■ DIRECTION:
Quote exactly, and only, the lines from the one with "Generate a component" down to the one with "import * as", both included.

Stored dataset items:

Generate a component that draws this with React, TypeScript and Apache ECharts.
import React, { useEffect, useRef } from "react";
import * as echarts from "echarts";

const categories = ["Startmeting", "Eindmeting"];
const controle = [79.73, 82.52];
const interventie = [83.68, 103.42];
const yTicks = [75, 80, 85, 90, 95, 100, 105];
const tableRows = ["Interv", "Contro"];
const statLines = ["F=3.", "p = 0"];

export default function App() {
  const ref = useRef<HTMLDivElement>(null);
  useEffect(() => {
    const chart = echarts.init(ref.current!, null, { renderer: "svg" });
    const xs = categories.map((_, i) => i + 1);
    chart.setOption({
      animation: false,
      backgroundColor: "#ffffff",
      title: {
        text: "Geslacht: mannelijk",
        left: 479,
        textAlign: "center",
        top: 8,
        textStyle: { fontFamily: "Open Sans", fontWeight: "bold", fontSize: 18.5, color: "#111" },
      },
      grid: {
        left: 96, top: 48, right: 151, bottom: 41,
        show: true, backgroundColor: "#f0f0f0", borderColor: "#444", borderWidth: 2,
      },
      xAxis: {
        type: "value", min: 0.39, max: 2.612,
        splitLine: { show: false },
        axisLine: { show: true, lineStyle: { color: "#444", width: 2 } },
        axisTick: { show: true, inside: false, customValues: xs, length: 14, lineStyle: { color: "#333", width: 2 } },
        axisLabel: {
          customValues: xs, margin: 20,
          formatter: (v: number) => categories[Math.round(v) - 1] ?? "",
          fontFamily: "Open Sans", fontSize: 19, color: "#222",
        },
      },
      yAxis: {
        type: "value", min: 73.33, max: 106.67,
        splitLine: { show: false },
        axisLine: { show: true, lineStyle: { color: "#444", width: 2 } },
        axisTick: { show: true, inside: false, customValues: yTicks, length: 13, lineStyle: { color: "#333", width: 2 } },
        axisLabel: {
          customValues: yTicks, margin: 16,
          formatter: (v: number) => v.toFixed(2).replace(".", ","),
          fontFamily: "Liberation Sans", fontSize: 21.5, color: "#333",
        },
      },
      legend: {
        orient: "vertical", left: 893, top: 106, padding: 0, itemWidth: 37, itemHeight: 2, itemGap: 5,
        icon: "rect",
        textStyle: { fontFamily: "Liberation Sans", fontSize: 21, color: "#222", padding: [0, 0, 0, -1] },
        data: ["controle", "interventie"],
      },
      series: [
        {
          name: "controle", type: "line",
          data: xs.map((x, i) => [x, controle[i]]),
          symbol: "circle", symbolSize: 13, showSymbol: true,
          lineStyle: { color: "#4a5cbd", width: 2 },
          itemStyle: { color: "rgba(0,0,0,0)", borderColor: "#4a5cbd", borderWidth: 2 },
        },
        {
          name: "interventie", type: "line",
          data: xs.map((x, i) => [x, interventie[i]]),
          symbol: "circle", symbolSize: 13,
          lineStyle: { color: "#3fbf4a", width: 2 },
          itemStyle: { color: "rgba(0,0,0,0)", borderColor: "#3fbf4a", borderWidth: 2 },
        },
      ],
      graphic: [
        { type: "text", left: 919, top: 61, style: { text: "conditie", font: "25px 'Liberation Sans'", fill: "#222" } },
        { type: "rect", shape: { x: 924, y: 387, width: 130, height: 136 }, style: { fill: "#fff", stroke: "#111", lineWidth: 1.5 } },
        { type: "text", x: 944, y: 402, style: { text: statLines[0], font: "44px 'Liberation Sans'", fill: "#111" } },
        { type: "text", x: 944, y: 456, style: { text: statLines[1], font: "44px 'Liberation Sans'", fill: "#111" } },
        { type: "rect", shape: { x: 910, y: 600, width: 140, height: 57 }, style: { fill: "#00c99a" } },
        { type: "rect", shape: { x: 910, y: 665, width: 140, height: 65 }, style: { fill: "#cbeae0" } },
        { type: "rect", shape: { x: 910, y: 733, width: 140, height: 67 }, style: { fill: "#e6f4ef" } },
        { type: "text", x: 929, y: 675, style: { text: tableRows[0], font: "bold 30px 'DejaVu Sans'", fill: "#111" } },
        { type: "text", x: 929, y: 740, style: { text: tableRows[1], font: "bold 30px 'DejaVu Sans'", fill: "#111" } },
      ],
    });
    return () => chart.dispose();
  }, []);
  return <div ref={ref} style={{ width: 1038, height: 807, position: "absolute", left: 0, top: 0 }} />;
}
...
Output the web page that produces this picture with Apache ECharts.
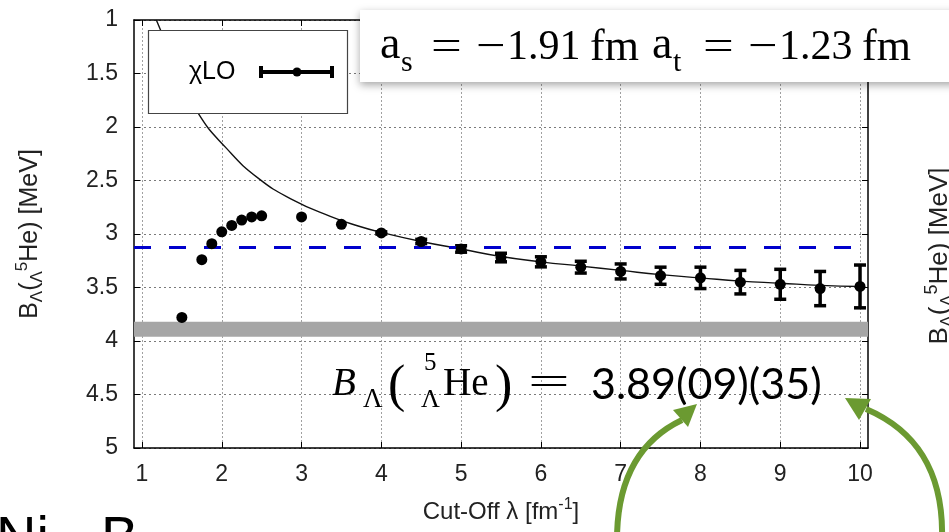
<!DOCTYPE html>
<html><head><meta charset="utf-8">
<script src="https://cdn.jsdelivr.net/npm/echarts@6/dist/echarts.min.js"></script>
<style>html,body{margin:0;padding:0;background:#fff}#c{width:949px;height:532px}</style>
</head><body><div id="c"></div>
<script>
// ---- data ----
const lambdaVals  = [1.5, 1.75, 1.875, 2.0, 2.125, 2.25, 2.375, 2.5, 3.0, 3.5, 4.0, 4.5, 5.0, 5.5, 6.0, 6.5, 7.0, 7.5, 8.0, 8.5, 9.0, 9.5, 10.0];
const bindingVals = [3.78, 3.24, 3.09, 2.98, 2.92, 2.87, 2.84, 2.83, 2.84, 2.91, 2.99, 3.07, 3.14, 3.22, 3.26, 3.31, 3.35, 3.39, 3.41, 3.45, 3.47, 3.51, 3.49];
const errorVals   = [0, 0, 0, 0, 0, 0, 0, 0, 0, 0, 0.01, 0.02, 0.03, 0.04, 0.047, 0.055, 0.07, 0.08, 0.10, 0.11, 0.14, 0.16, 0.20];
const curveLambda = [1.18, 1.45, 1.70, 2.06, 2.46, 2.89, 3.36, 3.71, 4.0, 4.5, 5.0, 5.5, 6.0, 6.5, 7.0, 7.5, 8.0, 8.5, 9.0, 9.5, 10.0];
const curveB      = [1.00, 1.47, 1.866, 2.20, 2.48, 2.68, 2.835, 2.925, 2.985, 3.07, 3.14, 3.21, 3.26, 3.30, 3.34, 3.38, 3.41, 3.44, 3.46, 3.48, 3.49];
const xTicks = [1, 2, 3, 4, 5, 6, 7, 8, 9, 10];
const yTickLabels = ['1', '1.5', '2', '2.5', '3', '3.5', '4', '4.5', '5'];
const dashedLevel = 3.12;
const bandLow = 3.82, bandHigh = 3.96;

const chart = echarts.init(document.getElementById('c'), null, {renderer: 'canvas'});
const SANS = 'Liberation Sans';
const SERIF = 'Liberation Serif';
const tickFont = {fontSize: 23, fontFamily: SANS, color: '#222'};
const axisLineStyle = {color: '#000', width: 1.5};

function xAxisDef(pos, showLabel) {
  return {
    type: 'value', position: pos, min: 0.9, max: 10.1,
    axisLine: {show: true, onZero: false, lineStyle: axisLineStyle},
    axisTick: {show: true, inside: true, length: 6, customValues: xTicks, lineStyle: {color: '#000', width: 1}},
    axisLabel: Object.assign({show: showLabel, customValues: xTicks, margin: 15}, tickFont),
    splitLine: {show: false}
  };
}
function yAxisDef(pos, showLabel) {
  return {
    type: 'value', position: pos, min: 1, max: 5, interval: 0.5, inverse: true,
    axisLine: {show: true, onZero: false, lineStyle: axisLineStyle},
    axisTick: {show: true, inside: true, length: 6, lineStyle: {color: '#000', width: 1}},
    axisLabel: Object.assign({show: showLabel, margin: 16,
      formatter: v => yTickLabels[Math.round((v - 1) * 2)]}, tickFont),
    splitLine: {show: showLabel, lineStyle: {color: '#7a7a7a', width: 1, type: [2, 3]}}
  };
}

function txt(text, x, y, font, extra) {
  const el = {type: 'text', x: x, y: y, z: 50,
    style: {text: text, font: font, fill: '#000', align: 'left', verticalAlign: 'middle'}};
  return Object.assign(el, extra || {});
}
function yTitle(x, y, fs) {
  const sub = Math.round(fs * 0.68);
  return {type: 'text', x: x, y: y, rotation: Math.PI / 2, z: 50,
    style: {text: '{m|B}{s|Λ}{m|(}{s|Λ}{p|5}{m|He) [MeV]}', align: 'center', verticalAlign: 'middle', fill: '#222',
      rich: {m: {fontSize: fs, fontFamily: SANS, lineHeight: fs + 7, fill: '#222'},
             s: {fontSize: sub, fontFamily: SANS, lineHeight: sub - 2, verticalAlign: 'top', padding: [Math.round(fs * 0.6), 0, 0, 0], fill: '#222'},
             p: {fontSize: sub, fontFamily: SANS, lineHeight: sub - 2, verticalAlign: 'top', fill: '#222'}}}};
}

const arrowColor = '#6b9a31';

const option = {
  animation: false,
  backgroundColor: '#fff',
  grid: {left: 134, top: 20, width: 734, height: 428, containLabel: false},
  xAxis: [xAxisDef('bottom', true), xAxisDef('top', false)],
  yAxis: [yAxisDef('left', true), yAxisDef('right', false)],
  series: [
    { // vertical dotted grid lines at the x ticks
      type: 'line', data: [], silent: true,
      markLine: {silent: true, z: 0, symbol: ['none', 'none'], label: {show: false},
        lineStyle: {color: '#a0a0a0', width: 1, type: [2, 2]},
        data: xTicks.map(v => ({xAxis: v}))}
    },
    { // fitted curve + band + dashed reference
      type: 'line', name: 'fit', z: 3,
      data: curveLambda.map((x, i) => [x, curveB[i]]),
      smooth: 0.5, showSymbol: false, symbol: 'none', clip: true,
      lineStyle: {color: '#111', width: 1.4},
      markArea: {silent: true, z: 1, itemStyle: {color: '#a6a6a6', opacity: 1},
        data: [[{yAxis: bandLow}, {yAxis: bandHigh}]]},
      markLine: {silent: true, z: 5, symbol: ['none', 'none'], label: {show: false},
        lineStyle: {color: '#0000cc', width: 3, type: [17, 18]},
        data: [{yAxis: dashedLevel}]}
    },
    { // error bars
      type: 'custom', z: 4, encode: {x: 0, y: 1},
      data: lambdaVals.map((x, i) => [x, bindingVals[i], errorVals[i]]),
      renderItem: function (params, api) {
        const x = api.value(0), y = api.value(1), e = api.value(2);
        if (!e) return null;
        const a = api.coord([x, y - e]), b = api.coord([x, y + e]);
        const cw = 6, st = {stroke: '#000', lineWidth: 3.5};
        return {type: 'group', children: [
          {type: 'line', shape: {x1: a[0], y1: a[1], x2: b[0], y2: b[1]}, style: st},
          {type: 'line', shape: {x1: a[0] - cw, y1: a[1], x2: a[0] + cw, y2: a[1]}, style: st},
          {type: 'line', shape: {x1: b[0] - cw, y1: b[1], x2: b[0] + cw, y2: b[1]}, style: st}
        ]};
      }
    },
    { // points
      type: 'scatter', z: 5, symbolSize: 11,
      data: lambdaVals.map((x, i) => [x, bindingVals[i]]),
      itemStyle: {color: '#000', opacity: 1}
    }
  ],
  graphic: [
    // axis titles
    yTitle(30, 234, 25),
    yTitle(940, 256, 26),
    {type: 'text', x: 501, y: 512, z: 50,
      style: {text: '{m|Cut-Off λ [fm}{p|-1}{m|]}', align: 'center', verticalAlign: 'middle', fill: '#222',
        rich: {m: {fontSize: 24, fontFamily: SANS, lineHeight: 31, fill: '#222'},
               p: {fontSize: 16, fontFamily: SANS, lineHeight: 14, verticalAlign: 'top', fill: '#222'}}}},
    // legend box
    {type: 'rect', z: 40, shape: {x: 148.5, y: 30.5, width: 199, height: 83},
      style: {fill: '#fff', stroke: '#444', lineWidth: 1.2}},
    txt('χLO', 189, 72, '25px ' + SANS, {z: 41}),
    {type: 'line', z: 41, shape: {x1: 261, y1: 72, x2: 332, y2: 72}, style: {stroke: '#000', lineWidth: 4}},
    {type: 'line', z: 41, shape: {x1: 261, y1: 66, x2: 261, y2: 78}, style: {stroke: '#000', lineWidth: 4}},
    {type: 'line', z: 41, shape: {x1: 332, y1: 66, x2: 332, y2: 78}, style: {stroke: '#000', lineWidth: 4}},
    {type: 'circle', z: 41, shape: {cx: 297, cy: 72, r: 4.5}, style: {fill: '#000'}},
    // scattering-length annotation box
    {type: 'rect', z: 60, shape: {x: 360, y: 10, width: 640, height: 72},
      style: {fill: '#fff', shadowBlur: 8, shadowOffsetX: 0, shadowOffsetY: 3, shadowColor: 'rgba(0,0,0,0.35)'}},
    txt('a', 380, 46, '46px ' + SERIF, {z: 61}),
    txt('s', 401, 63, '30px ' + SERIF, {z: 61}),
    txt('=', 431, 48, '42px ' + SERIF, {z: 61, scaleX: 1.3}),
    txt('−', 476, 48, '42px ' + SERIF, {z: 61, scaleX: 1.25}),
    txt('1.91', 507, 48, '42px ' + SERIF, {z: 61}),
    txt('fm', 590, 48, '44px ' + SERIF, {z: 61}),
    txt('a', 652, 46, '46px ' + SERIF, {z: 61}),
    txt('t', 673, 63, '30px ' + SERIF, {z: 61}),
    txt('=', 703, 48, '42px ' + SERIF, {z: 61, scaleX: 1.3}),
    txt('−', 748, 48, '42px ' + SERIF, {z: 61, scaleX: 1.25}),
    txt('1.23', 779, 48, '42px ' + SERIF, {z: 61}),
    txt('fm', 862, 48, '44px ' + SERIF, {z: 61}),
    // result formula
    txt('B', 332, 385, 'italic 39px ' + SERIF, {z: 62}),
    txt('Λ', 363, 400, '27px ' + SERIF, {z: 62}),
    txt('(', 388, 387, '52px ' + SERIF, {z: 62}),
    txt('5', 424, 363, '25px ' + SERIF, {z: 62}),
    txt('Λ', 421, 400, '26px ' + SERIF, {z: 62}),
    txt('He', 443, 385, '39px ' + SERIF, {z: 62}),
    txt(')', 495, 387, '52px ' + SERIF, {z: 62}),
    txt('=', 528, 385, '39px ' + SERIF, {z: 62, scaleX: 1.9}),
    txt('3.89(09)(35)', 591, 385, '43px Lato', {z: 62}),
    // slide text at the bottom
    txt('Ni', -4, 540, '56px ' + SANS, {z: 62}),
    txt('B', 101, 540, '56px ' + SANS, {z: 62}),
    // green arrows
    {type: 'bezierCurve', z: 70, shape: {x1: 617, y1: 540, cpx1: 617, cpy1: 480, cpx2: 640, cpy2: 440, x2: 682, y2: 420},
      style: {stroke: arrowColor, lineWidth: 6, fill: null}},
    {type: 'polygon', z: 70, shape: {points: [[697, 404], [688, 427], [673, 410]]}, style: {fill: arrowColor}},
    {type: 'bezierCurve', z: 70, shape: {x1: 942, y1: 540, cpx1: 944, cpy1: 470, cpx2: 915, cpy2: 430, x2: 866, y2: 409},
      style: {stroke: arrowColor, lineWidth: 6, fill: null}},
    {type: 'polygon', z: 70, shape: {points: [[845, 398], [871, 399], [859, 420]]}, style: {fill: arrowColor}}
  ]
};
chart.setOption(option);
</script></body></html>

■ TASK OUTPUT:
Generate a component that draws this with React, TypeScript and Apache ECharts.
import React, { useEffect, useRef } from "react";
import * as echarts from "echarts";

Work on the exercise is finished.